From a Congressional report:
The National Aeronautics and Space Administration (NASA) conducts the most visible space activities. NASA's FY2004 budget request is $15.5 billion. NASA requested $15.0 billion for FY2003; Congress approved $15.3 billion (adjusted for the 0.65% across-the-board rescission, from which the shuttle program was exempted). The loss of the space shuttle Columbia on February 1, 2003, is dominating debate over NASA's future. The space shuttle's primary mission for the foreseeable future is taking crews and cargo to and from the International Space Station (ISS).

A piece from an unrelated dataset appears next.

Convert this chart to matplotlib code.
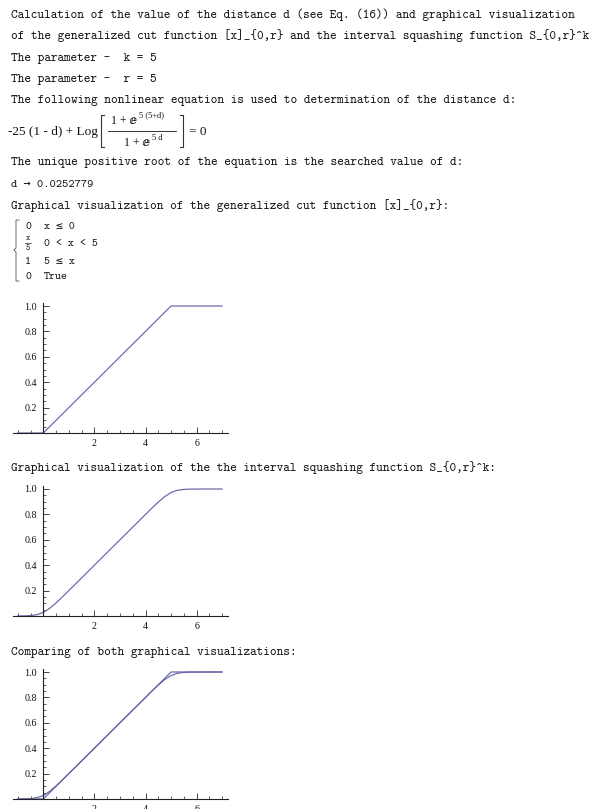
import matplotlib
matplotlib.use("Agg")
import matplotlib.pyplot as plt
from matplotlib.lines import Line2D
from matplotlib.ticker import FixedLocator
import numpy as np

W, H = 597, 809

# values
cut_x = [-1.0, 0.0, 5.0, 7.0]
cut_y = [0.0, 0.0, 1.0, 1.0]

sq_x = [-1.0, -0.75, -0.5, -0.25, 0.0, 0.25, 0.5, 0.75, 1.0, 1.25, 1.5, 2.0,
        3.0, 3.5, 3.75, 4.0, 4.25, 4.5, 4.75, 5.0, 5.25, 5.5, 5.75, 6.0, 6.5, 7.0]
sq_y = [0.0003, 0.0009, 0.0032, 0.0101, 0.0277, 0.0601, 0.1032, 0.1509, 0.2003,
        0.2501, 0.3000, 0.4000, 0.6000, 0.7000, 0.7499, 0.7997, 0.8491, 0.8968,
        0.9399, 0.9723, 0.9899, 0.9968, 0.9991, 0.9997, 1.0, 1.0]

y_ticks = [0.2, 0.4, 0.6, 0.8, 1.0]
y_tick_labels = ["0.2", "0.4", "0.6", "0.8", "1.0"]
x_ticks = [2, 4, 6]
x_tick_labels = ["2", "4", "6"]

MONO = ['cmtt10', 'DejaVu Sans Mono', 'DejaVu Sans']
SERIF = ['Liberation Serif', 'DejaVu Serif', 'DejaVu Sans']
LINE_COLOR = '#6464a6'
TEXT_COLOR = '#111111'

fig = plt.figure(figsize=(W / 100, H / 100), dpi=100)
fig.patch.set_facecolor('white')


def fx(px):
    return px / W


def fy(py):
    return 1 - py / H


def txt(x, y, s, size=9.1, family=MONO, ha='left'):
    # y is the visual centre of the line in pixels
    base = y + 0.3 * size * 100 / 72
    fig.text(fx(x), fy(base), s, fontsize=size, family=family,
             color=TEXT_COLOR, va='baseline', ha=ha)


def seg(xs, ys, lw=0.7, color='#333333'):
    fig.add_artist(Line2D([fx(v) for v in xs], [fy(v) for v in ys], lw=lw,
                          color=color, transform=fig.transFigure))


# text cells
txt(11, 14, "Calculation of the value of the distance d (see Eq. (16)) and graphical visualization")
txt(11, 35, "of the generalized cut function [x]_{0,r} and the interval squashing function S_{0,r}^k")
txt(11, 57, "The parameter -  k = 5")
txt(11, 78, "The parameter -  r = 5")
txt(11, 99, "The following nonlinear equation is used to determination of the distance d:")

# equation
txt(8, 131, "-25 (1 - d) + Log", size=9.5, family=SERIF)
seg([104, 101, 101, 104], [115, 115, 147, 147], lw=0.8)
txt(111, 120, "1 + \u2147", size=8.5, family=SERIF)
txt(139, 115, "5 (5+d)", size=6, family=SERIF)
seg([108, 176], [131, 131], lw=0.7)
txt(124, 142, "1 + \u2147", size=8.5, family=SERIF)
txt(152, 138, "5 d", size=6, family=SERIF)
seg([180, 183, 183, 180], [115, 115, 147, 147], lw=0.8)
txt(189, 131, "= 0", size=9.5, family=SERIF)

txt(11, 161, "The unique positive root of the equation is the searched value of d:")
txt(11, 183, "d \u2192 0.0252779", size=8.6)
txt(11, 205, "Graphical visualization of the generalized cut function [x]_{0,r}:")

# piecewise definition
seg([19, 16, 16, 14, 16, 16, 19], [220, 220, 248, 250, 252, 281, 281], lw=0.6, color='#555555')
txt(25, 226, "0", size=8.2)
txt(44, 226, "x \u2264 0", size=8.2)
txt(26, 238, "x", size=6)
seg([25, 31], [243, 243], lw=0.5)
txt(26, 248, "5", size=6)
txt(44, 243, "0 < x < 5", size=8.2)
txt(25, 261, "1", size=8.2)
txt(44, 261, "5 \u2264 x", size=8.2)
txt(25, 276, "0", size=8.2)
txt(44, 276, "True", size=8.2)

txt(11, 467, "Graphical visualization of the the interval squashing function S_{0,r}^k:")
txt(11, 651, "Comparing of both graphical visualizations:")

# small plots
X0_PX, PX_X = 43.3, 25.55
PX_Y = 127
XMIN, XMAX = -1.18, 7.22
YMAX = 1.02


def small_plot(axis_px, curves):
    left = X0_PX + XMIN * PX_X
    width = (XMAX - XMIN) * PX_X
    height = YMAX * PX_Y
    ax = fig.add_axes([fx(left), 1 - axis_px / H, width / W, height / H])
    for xs, ys in curves:
        ax.plot(xs, ys, color=LINE_COLOR, lw=0.85, clip_on=False)
    ax.set_xlim(XMIN, XMAX)
    ax.set_ylim(0, YMAX)
    ax.patch.set_alpha(0)
    ax.spines['top'].set_visible(False)
    ax.spines['right'].set_visible(False)
    ax.spines['left'].set_position(('data', 0))
    for s in ('left', 'bottom'):
        ax.spines[s].set_color('#222222')
        ax.spines[s].set_linewidth(0.8)
    ax.xaxis.set_major_locator(FixedLocator(x_ticks))
    ax.set_xticklabels(x_tick_labels)
    ax.yaxis.set_major_locator(FixedLocator(y_ticks))
    ax.set_yticklabels(y_tick_labels)
    minor_x = [v for v in np.arange(-1.0, 7.01, 0.5) if v not in x_ticks and v != 0]
    minor_y = [round(v, 2) for v in np.arange(0.05, 1.001, 0.05)
               if round(v, 2) not in y_ticks]
    ax.xaxis.set_minor_locator(FixedLocator(minor_x))
    ax.yaxis.set_minor_locator(FixedLocator(minor_y))
    ax.tick_params(which='major', direction='in', length=4, width=0.6,
                   color='#222222', labelsize=7.2, pad=4.5)
    ax.tick_params(which='minor', direction='in', length=2, width=0.5,
                   color='#222222')
    for lab in ax.get_xticklabels() + ax.get_yticklabels():
        lab.set_family(SERIF)
        lab.set_color(TEXT_COLOR)
    return ax


small_plot(433, [(cut_x, cut_y)])
small_plot(616, [(sq_x, sq_y)])
small_plot(799, [(cut_x, cut_y), (sq_x, sq_y)])

fig.savefig("out.png", dpi=100, facecolor='white')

The two programs are inextricably linked, and Congress and the Administration face many issues, both near-term and long-term, about the shuttle and ISS.
The Department of Defense (DOD) has a less visible but equally substantial space program. Tracking the DOD space budget is extremely difficult since space is not identified as a separate line item in the budget. DOD sometimes releases only partial information (omitting funding for classified programs) or will suddenly release without explanation new figures for prior years that are quite different from what was previously reported. The most recent figures from DOD show a total (classified and unclassified) space budget of $15.7 billion for FY2002, $18.4 billion for FY2003, and a FY2004 request of $20.4 billion. DOD space issues include management of programs to develop new early warning and missile tracking satellites, and management of military and intelligence space activities generally.